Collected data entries
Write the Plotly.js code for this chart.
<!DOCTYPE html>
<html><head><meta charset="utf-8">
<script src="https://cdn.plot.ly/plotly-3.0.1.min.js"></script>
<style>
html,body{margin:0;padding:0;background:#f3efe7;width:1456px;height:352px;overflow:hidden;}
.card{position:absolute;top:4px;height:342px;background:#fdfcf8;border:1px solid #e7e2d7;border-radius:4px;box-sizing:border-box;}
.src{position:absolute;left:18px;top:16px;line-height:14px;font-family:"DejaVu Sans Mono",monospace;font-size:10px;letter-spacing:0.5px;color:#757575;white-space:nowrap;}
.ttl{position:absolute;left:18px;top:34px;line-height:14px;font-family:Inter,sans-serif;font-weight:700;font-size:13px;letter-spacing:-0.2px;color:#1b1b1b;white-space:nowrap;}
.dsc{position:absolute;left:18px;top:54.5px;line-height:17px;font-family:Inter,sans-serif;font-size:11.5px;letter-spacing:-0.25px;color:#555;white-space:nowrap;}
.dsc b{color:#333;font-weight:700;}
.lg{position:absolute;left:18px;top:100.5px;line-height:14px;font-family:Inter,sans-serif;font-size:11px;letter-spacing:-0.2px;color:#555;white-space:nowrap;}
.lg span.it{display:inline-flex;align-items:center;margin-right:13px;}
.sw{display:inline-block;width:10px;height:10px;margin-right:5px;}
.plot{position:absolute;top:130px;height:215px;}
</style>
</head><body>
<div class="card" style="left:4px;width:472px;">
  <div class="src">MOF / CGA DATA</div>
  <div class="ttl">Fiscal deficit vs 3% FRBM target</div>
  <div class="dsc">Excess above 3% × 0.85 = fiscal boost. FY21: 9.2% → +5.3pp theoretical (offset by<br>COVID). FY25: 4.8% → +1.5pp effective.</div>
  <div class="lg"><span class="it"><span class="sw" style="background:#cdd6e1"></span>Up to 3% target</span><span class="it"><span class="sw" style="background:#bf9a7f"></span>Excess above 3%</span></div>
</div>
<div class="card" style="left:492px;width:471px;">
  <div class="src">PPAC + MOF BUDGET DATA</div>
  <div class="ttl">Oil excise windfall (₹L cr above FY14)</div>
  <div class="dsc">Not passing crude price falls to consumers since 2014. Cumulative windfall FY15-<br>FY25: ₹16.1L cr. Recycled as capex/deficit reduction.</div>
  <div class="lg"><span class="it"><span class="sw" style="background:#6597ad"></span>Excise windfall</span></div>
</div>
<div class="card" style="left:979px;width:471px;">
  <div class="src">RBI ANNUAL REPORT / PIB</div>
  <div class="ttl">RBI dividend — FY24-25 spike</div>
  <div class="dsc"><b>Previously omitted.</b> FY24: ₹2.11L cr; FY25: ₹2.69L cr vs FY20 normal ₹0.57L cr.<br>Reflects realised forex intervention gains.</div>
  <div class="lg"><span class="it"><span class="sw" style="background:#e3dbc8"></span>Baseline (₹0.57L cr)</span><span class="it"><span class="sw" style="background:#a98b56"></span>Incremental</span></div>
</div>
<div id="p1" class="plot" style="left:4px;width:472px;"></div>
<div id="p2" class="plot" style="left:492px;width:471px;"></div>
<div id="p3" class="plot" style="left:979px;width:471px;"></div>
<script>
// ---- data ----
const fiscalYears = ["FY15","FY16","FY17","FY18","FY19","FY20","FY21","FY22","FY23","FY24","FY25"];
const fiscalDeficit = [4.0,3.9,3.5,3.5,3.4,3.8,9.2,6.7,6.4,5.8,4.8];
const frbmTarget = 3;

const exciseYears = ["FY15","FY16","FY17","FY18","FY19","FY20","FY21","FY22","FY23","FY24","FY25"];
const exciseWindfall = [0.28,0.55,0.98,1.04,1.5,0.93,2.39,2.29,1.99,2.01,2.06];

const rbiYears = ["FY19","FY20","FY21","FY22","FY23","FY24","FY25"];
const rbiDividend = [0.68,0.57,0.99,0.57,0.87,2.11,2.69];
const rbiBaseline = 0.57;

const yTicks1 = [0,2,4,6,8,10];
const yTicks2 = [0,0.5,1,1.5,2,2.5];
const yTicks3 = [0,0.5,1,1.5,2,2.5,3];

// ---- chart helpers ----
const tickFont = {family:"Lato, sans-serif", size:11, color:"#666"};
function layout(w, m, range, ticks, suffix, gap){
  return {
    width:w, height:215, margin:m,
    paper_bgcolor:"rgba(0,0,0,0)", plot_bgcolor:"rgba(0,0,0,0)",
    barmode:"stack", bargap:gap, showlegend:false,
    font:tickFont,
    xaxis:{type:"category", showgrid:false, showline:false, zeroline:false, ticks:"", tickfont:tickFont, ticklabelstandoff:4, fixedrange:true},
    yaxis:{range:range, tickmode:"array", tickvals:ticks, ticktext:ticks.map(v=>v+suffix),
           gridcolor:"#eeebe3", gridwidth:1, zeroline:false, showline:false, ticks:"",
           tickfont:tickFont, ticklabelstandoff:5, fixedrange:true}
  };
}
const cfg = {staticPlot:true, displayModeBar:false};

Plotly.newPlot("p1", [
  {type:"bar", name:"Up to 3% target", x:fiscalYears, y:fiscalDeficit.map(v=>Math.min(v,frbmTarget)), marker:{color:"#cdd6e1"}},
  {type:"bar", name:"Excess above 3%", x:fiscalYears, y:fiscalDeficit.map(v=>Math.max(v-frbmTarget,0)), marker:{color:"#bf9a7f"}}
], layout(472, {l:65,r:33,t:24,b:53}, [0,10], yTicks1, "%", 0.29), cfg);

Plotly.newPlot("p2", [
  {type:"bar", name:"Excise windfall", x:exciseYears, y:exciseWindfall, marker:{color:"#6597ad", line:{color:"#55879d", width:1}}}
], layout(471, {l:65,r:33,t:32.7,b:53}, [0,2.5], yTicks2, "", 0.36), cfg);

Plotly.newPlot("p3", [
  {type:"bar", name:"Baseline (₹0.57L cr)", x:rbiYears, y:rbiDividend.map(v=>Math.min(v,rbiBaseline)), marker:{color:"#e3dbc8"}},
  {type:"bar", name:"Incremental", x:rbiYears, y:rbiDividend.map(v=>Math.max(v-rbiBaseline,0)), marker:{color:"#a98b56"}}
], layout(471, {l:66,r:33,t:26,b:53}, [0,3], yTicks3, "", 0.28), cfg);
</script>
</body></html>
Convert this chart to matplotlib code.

## Exercise goal:
Pull every line containing the word "chart" out of the material and copy it.

## Task solution:
Write the Plotly.js code for this chart.
// ---- chart helpers ----
Convert this chart to matplotlib code.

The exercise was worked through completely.